Publisher: Routledge
ISBN: 1351395815
Category : Philosophy
Languages : en
Pages : 542
Book Description
Kant is widely acknowledged as the greatest philosopher of modern times. He undertook his famous critical turn to save human freedom and morality from the challenge of determinism and materialism. Intertwined with his metaphysical interests, however, he also had theological commitments, which have received insufficient attention. He believed that man is a fallen creature and in need of ‘redemption’. He intended to provide a fortress protecting religious faith from the failure of rationalist metaphysics, from the atheistic strands of the Enlightenment, from the new mathematical science of nature, and from the dilemmas of Christian theology itself.
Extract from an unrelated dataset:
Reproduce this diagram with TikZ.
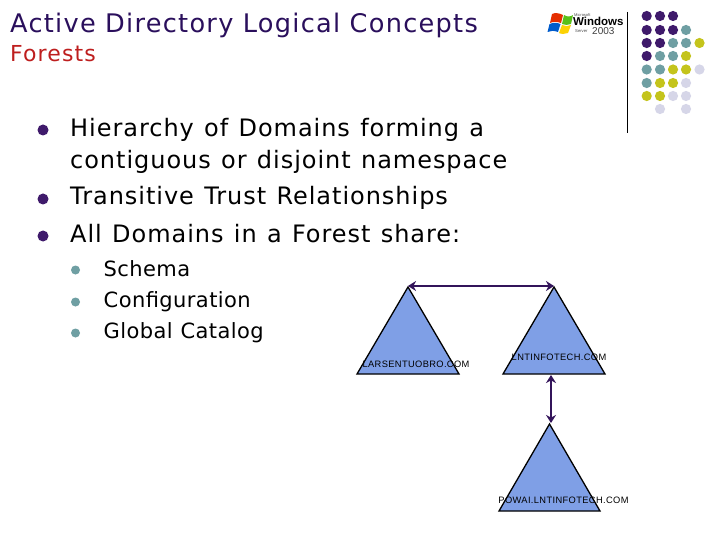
\documentclass[tikz,border=0pt]{standalone}
\usepackage{fontspec}
\setmainfont{DejaVu Sans}
\newfontfamily\ftitle{DejaVu Sans}[LetterSpace=5,WordSpace=1.7]
\newfontfamily\fsub{DejaVu Sans}[LetterSpace=5]
\newfontfamily\fbody{DejaVu Sans}[LetterSpace=4,WordSpace=1.2]
\newfontfamily\fsmall{DejaVu Sans}[LetterSpace=2,WordSpace=1.1]
\newfontfamily\lab{Liberation Sans}[LetterSpace=4]
\newfontfamily\win{Liberation Sans}
\usetikzlibrary{arrows.meta}
\definecolor{pur}{HTML}{3F1A6B}
\definecolor{ttl}{HTML}{2A0F5C}
\definecolor{subred}{HTML}{BE1E1E}
\definecolor{teal}{HTML}{6F9FA3}
\definecolor{yel}{HTML}{C4C41C}
\definecolor{lav}{HTML}{D6D6E8}
\definecolor{tri}{HTML}{7F9FE6}
\definecolor{arr}{HTML}{33145A}
\tikzset{
 txt/.style={anchor=base west,inner sep=0pt,text=black},
 h1/.style={txt,text=ttl,font=\fontsize{25.6}{30}\ftitle},
 h2/.style={txt,text=subred,font=\fontsize{22}{26}\fsub},
 b1/.style={txt,font=\fontsize{24}{29}\fbody},
 b2/.style={txt,font=\fontsize{21}{25}\fsmall},
 dtri/.style={draw=black,line width=1.3pt,fill=tri,line join=miter},
 tl/.style={inner sep=0pt,text=black,font=\fontsize{9.3}{11}\lab},
 link/.style={draw=arr,line width=2.8pt,{Stealth[length=8pt,width=10pt]}-{Stealth[length=8pt,width=10pt]}},
 wt/.style={anchor=base west,inner sep=0pt},
}
\newcommand{\dotat}[3]{\fill[#3] (#1,#2) circle (5.1);}
\begin{document}
\begin{tikzpicture}[x=1pt,y=-1pt]
\useasboundingbox (0,0) rectangle (720,540);
\fill[white] (0,0) rectangle (720,540);
\node[h1] (title) at (10,32.5) {Active Directory Logical Concepts};
\node[h2] (sub) at (10,62) {Forests};
\node[b1] (a1) at (70,136.5) {Hierarchy of Domains forming a};
\node[b1] (a2) at (70,168.5) {contiguous or disjoint namespace};
\node[b1] (a3) at (70,205) {Transitive Trust Relationships};
\node[b1] (a4) at (70,242.5) {All Domains in a Forest share:};
\node[b2] (c1) at (103.5,276) {Schema};
\node[b2] (c2) at (103.5,307.5) {Configuration};
\node[b2] (c3) at (103.5,338.5) {Global Catalog};
\foreach \y in {130,199,236}{\fill[pur] (43,\y) circle (5.5);}
\foreach \y in {270,302,333}{\fill[teal] (75.5,\y) circle (4.5);}
% logo
\fill[red!60!orange!90!black] (552,14) .. controls (555,12.5) and (559,13) .. (563,15) -- (561,23) .. controls (557,21.5) and (553,21.5) .. (550,23) -- cycle;
\fill[green!45!olive!90!white] (564,15) .. controls (567,17) and (570,17) .. (573,15) -- (571,24) .. controls (568,25.5) and (565,25) .. (562,24) -- cycle;
\fill[blue!55!cyan!80!black] (549.5,24) .. controls (553,22.5) and (557,22.5) .. (560.5,24) -- (558,32) .. controls (554,30.5) and (550.5,30.5) .. (547.5,32) -- cycle;
\fill[yellow!70!orange] (562,25) .. controls (565,26.5) and (568,26.5) .. (571,25) -- (568,33) .. controls (565,34.5) and (561,34) .. (559,33) -- cycle;
\node[wt,font=\fontsize{4}{4}\win,text=black!70] (ms) at (574,16.5) {Microsoft};
\node[wt,font=\bfseries\fontsize{11.5}{12}\win,text=black] (wn) at (573,25.5) {Windows};
\node[wt,font=\fontsize{4.2}{4}\win,text=black!70] (sv) at (575,33) {Server};
\node[wt,font=\fontsize{10}{10}\win,text=black!75] (yr) at (592,34.5) {2003};
\draw[black,line width=1pt] (627,12) -- (627,133);
% dots
\foreach \x/\y/\c in {646.7/16/pur,660/16/pur,673/16/pur,
 646.7/30/pur,660/30/pur,673/30/pur,686/30/teal,
 646.7/43/pur,660/43/pur,673/43/teal,686/43/teal,699.5/43/yel,
 646.7/56/pur,660/56/teal,673/56/teal,686/56/yel,
 646.7/69.5/teal,660/69.5/teal,673/69.5/yel,686/69.5/yel,699.5/69.5/lav,
 646.7/83/teal,660/83/yel,673/83/yel,686/83/lav,
 646.7/96/yel,660/96/yel,673/96/lav,686/96/lav,
 660/109/lav,686/109/lav}{\dotat{\x}{\y}{\c}}
% triangles
\coordinate (lA) at (408,287); \coordinate (rA) at (554,287); \coordinate (bA) at (549.5,424);
\coordinate (rB) at (551,375); \coordinate (lE) at (408,286); \coordinate (rE) at (554,286); \coordinate (bE) at (551,423);
\draw[dtri] (lA) -- (459,374) -- (357,374) -- cycle;
\draw[dtri] (rA) -- (605,374) -- (503,374) -- cycle;
\draw[dtri] (bA) -- (600,511) -- (499,511) -- cycle;
\node[tl] (t1) at (416,364) {LARSENTUOBRO.COM};
\node[tl] (t2) at (559,357) {LNTINFOTECH.COM};
\node[tl] (t3) at (563.5,500) {POWAI.LNTINFOTECH.COM};
\draw[link] (lE) -- (rE);
\draw[link] (rB) -- (bE);
\end{tikzpicture}
\end{document}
Kant was an epistemologist, a philosopher of mind, a metaphysician of experience, an ethicist and a philosopher of religion. But all this was sustained by his religious faith. This book aims to recover the focal point and inner contradictions of his thought, the ‘secret thorn’ of his metaphysics (as Heidegger once put it). It first locates Kant in the tradition of reflection on the human weakness from Luther to Hume, and then engages in a critical, but charitable, manner with Kant’s entire pre-critical work, including his posthumous fragments. Special attention is given to The Only Possible Ground (1763), one of the most difficult, interesting and underestimated of Kant’s works. The present book takes its cue from an older approach to Kant, but also engages with recent Anglophone and continental scholarship, and deploys modern analytical tools to make sense of Kant. What emerges is an innovative and thought-provoking interpretation of Kant’s metaphysics, set against the background of forgotten religious aspects of European philosophy.